YEARS ago in this column, as the new Millennium hove into view, I named two activities of the 20th Century that I believed would be looked upon with disgust and amazement by its successor.

The first was smoking. We’re almost there. The habit has been pushed to the margins of society. Among the diminishing numbers that smoke today perhaps the majority recognises it as both filthy and unhealthy – and wishes to quit. Certainly few of us would welcome a return to the days when everyone was obliged to tolerate reeking cigarette smoke, in workplaces, restaurants, pubs and on public transport, with even non-smokers taking the vile odour home on clothes, and risking damage to health through passive smoking.

Yes, smoking has just about expired. But that other activity I was confident would be consigned to history has marched onward. Women have joined the ranks of boxers. From the background build up to the TV coverage of last weekend’s Boat Race I learned that the Oxford v Cambridge sporting rivalries now include women’s boxing. No dawn of enlightenment, then, at these great centres of learning and culture.

Just hours earlier came the news of the appalling head injuries to boxer Nick Blackwell. Inflicted in his British middleweight title fight with Chris Eubank Jnr, they left him with bleeding to the brain.

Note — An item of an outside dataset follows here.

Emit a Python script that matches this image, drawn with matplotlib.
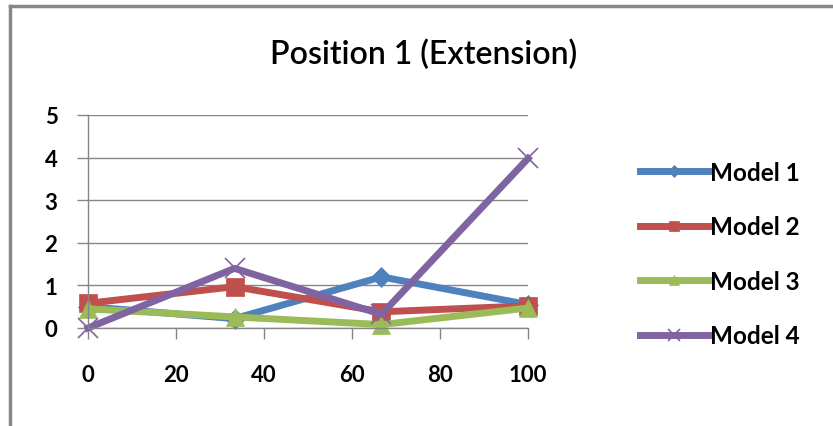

The circumstances in the two rounds before the fight was stopped were grotesque. Blackwell’s head injuries were obvious enough for Eubank’s boxer father to be urging his son to land only body blows. Oxygen had to be administered when Blackwell collapsed.

On Radio 4’s Today programme, I heard a boxing authority (sorry, I missed the name), defend the sport. “It’s man’s nature to fight…women too now.” He dismissed the wearing of headguards. “They create more vibrations. They’ve removed them at the Olympics.” The suggestion that punches to the head should be banned was ridiculed. “Nah,” he scoffed.

Why is it not commonly recognised that setting two people up to fight each other is uncivilised? Celebrating one person’s brutal conquest of another gives violence, even bloodshed, an honoured place in our culture. As events in the wider world increasingly demonstrate, there’s more than enough violence and bloodshed without perpetrating it as sport. Maybe we’ll put this ghastly spectacle behind us in the 21st Century. But only maybe.

THE other day the Radio 4 consumer programme You and Yours broadcast an item about private medical insurance – the benefits, the pitfalls, the costs etc. Doesn’t the very fact that this is now regarded as a suitable subject for a mainstream programme prove that the NHS has not been “safe in their hands” – “their” being every government since the time of Margaret Thatcher?

It seems a shame – returning to the hundreds of Darlington Civic Theatre supporters the personalised brass plaques fitted to the seats they funded back in the 1990s. The theatre spins this as a considerate gesture. “With a large restoration on the horizon, we felt the time was right to reunite people with their own part of the theatre.” Really? The plaques should be displayed at the theatre. Part of its history, they are tokens of a help without which the Civic might not have survived for its new renovation.